How to display all functions (hooks, filters, or custom php) used on a page inline

You’re asking for more than one thing:

  • Enumerate hooks: this can be found in the $wp_filter global variable. If you’re looking for just the names of the hooks, use array_keys(). For some code examples, look here or there are plenty of other examples.
  • Enumerate classes: use the PHP function get_declared_classes().
  • Enumerate functions: similarly, use the PHP function get_defined_functions(). This should give you an associative array-of-arrays and it sounds like you probably just want the ones under the user key.
  • Filter these lists: this is the tricker part. Probably you’d need to build a reference list of things you want to filter out, like all the WP custom functions (a long list). All of the above-referenced sources give you arrays, so array_filter() is probably your best friend here.
  • Display your content: probably you will end up with one or more arrays containing the content that you want to display. Build your foreach loops to dump the contents on the screen where and how you’d like. I’m not exactly sure what, “inline with page content,” means but a few quick runs should help you sort things out and make it look as you prefer. Keep in mind that if you have an array of strings to dump to the screen in a delimited list, implode(', ', $array_of_strings) gives good results.

If you’re looking for what gets called on a particular page as opposed to what’s been defined, the classes and functions are hard without breaking into the PHP parser (or re-parsing the PHP file that was called). Hooks are relatively easy in this case, just use the all filter. This will give you what’s being called, from end to end, in the rendering of the page.

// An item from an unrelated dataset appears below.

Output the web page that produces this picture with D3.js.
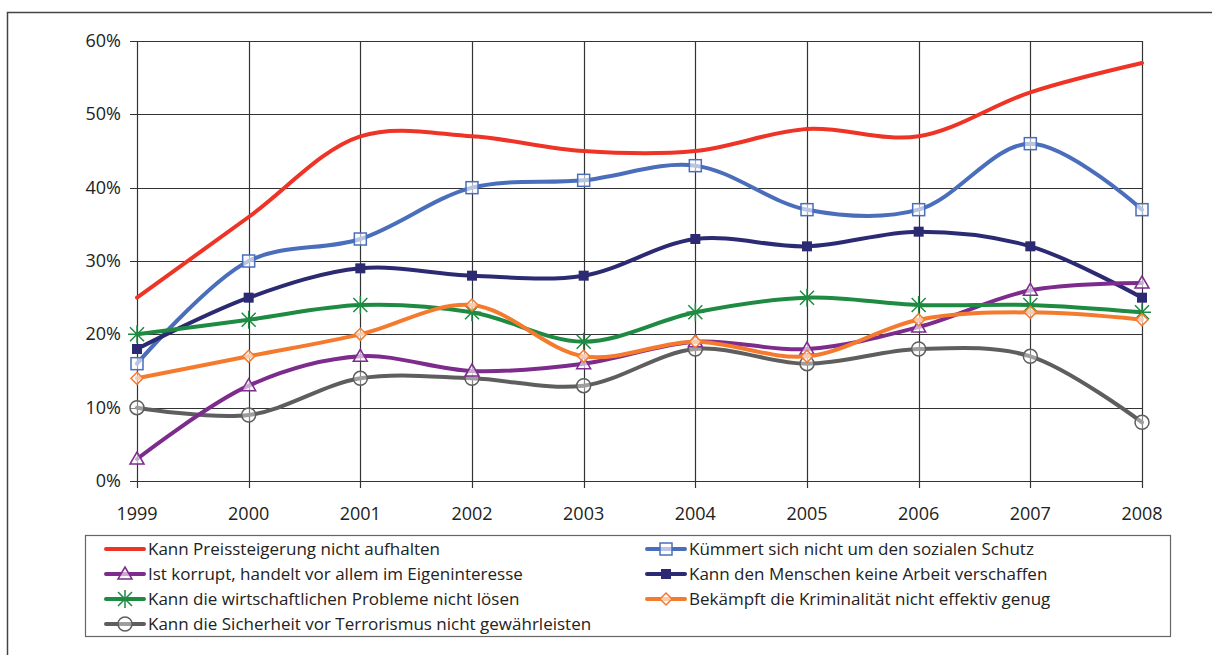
<!DOCTYPE html>
<html>
<head>
<meta charset="utf-8">
<script src="https://cdn.jsdelivr.net/npm/d3@7"></script>
<style>
	body { margin: 0; background: #fff; }
	svg { font-family: "Open Sans", "DejaVu Sans", sans-serif; }
</style>
</head>
<body>
<div class="wrapper"></div>
<script>

var years = [1999, 2000, 2001, 2002, 2003, 2004, 2005, 2006, 2007, 2008];
var yTicks = [0, 10, 20, 30, 40, 50, 60];

var names = [
	"Kann Preissteigerung nicht aufhalten",
	"Kümmert sich nicht um den sozialen Schutz",
	"Ist korrupt, handelt vor allem im Eigeninteresse",
	"Kann den Menschen keine Arbeit verschaffen",
	"Kann die wirtschaftlichen Probleme nicht lösen",
	"Bekämpft die Kriminalität nicht effektiv genug",
	"Kann die Sicherheit vor Terrorismus nicht gewährleisten"
];

var preis   = [25, 36, 47, 47, 45, 45, 48, 47, 53, 57];
var sozial  = [16, 30, 33, 40, 41, 43, 37, 37, 46, 37];
var korrupt = [3, 13, 17, 15, 16, 19, 18, 21, 26, 27];
var arbeit  = [18, 25, 29, 28, 28, 33, 32, 34, 32, 25];
var wirt    = [20, 22, 24, 23, 19, 23, 25, 24, 24, 23];
var krimi   = [14, 17, 20, 24, 17, 19, 17, 22, 23, 22];
var terror  = [10, 9, 14, 14, 13, 18, 16, 18, 17, 8];

var colors = ["#EE3426", "#4A6EBB", "#7D2B8D", "#2C2A73", "#1E8A42", "#F47A2E", "#5E5E5E"];
var markers = ["none", "square", "triangle", "filled", "star", "diamond", "circle"];
var values = [preis, sozial, korrupt, arbeit, wirt, krimi, terror];

var series = names.map(function(n, i) {
	return {name: n, values: values[i], color: colors[i], marker: markers[i]};
});

// draw order: back to front
var drawOrder = [0, 1, 3, 6, 2, 4, 5];

var W = 1212, H = 655;

var svg = d3.select(".wrapper")
	.append("svg")
		.attr("width", W)
		.attr("height", H);

// outer frame
svg.append("path")
	.attr("d", "M7.5," + H + " V12.5 H" + W)
	.attr("fill", "none")
	.attr("stroke", "#444")
	.attr("stroke-width", 1.5);

var x = d3.scalePoint()
	.domain(years)
	.range([137, 1142]);

var y = d3.scaleLinear()
	.domain([0, 60])
	.range([481, 41]);

var grid = svg.append("g").attr("class", "grid");

grid.selectAll(".hline")
	.data(yTicks)
	.enter()
	.append("line")
		.attr("x1", 130)
		.attr("x2", 1142)
		.attr("y1", function(d) {return Math.round(y(d)) + 0.5;})
		.attr("y2", function(d) {return Math.round(y(d)) + 0.5;})
		.attr("stroke", "#333")
		.attr("stroke-width", 1.2);

grid.selectAll(".vline")
	.data(years)
	.enter()
	.append("line")
		.attr("x1", function(d) {return Math.round(x(d)) + 0.5;})
		.attr("x2", function(d) {return Math.round(x(d)) + 0.5;})
		.attr("y1", 41)
		.attr("y2", 488)
		.attr("stroke", "#333")
		.attr("stroke-width", 1.2);

// axis labels
svg.selectAll(".ylab")
	.data(yTicks)
	.enter()
	.append("text")
		.text(function(d) {return d + "%";})
		.attr("x", 121)
		.attr("y", function(d) {return y(d) + 6;})
		.attr("text-anchor", "end")
		.attr("font-size", 18)
		.attr("fill", "#222");

svg.selectAll(".xlab")
	.data(years)
	.enter()
	.append("text")
		.text(function(d) {return d;})
		.attr("x", function(d) {return x(d);})
		.attr("y", 520)
		.attr("text-anchor", "middle")
		.attr("font-size", 18)
		.attr("fill", "#222");

var line = d3.line()
	.x(function(d, i) {return x(years[i]);})
	.y(function(d) {return y(d);})
	.curve(d3.curveCatmullRom.alpha(0.5));

function drawMarker(g, type, color, cx, cy) {
	if (type == "square") {
		g.append("rect")
			.attr("x", cx - 6).attr("y", cy - 6)
			.attr("width", 12).attr("height", 12)
			.attr("fill", "#fff").attr("fill-opacity", 0.6)
			.attr("stroke", color).attr("stroke-width", 1.5);
	} else if (type == "filled") {
		g.append("rect")
			.attr("x", cx - 5).attr("y", cy - 5)
			.attr("width", 10).attr("height", 10)
			.attr("fill", color);
	} else if (type == "triangle") {
		g.append("path")
			.attr("d", "M" + cx + "," + (cy - 7) + " L" + (cx + 7) + "," + (cy + 5) + " L" + (cx - 7) + "," + (cy + 5) + " Z")
			.attr("fill", "#fff").attr("fill-opacity", 0.6)
			.attr("stroke", color).attr("stroke-width", 1.5);
	} else if (type == "diamond") {
		g.append("path")
			.attr("d", "M" + cx + "," + (cy - 6) + " L" + (cx + 6) + "," + cy + " L" + cx + "," + (cy + 6) + " L" + (cx - 6) + "," + cy + " Z")
			.attr("fill", "#fff").attr("fill-opacity", 0.6)
			.attr("stroke", color).attr("stroke-width", 1.5);
	} else if (type == "circle") {
		g.append("circle")
			.attr("cx", cx).attr("cy", cy).attr("r", 7)
			.attr("fill", "#fff").attr("fill-opacity", 0.4)
			.attr("stroke", color).attr("stroke-width", 1.5);
	} else if (type == "star") {
		var s = 9, d = 7;
		g.append("path")
			.attr("d", "M" + (cx - s) + "," + cy + " H" + (cx + s) +
				" M" + cx + "," + (cy - s) + " V" + (cy + s) +
				" M" + (cx - d) + "," + (cy - d) + " L" + (cx + d) + "," + (cy + d) +
				" M" + (cx - d) + "," + (cy + d) + " L" + (cx + d) + "," + (cy - d))
			.attr("stroke", color).attr("stroke-width", 1.5);
	}
}

var plot = svg.append("g").attr("class", "plot");

drawOrder.forEach(function(k) {
	var s = series[k];
	var g = plot.append("g");
	g.append("path")
		.attr("d", line(s.values))
		.attr("fill", "none")
		.attr("stroke", s.color)
		.attr("stroke-width", 4)
		.attr("stroke-linecap", "round");
	s.values.forEach(function(v, i) {
		drawMarker(g, s.marker, s.color, x(years[i]), y(v));
	});
});

// legend
svg.append("rect")
	.attr("x", 85.5)
	.attr("y", 535.5)
	.attr("width", 1085)
	.attr("height", 101)
	.attr("fill", "#fff")
	.attr("stroke", "#666")
	.attr("stroke-width", 1.2);

var legend = svg.selectAll(".legend")
	.data(series)
	.enter()
	.append("g")
		.attr("class", "legend")
		.attr("transform", function(d, i) {
			var col = i % 2, row = Math.floor(i / 2);
			return "translate(" + (col ? 647 : 106) + "," + (549 + row * 25) + ")";
		});

legend.append("line")
	.attr("x1", 0)
	.attr("x2", 38)
	.attr("stroke", function(d) {return d.color;})
	.attr("stroke-width", 4)
	.attr("stroke-linecap", "round");

legend.each(function(d) {
	drawMarker(d3.select(this), d.marker, d.color, 19, 0);
});

legend.append("text")
	.text(function(d) {return d.name;})
	.attr("x", 42)
	.attr("y", 6)
	.attr("font-size", 17)
	.attr("fill", "#222");

</script>
</body>
</html>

If you’re looking for what’s defined in a PHP file, that’s just an exercise in parsing or hooking into the PHP parser. Your bigger problem here is that a particular page load in WP has a very loose correlation to the number of PHP files that are loaded. There is no one-to-one correlation between the URL visited and a single PHP file loaded. For example, each of the support classes, like WP_Post and wpdb, are defined in a single PHP file, none of which may be responsible directly for any output to any page load, but all of which are essential to just about every page load.

Without more information on exactly what you’re trying to accomplish (specifically, why), it’s hard to say more. So… what are you trying to accomplish? Is this enough background information to help you accomplish your task?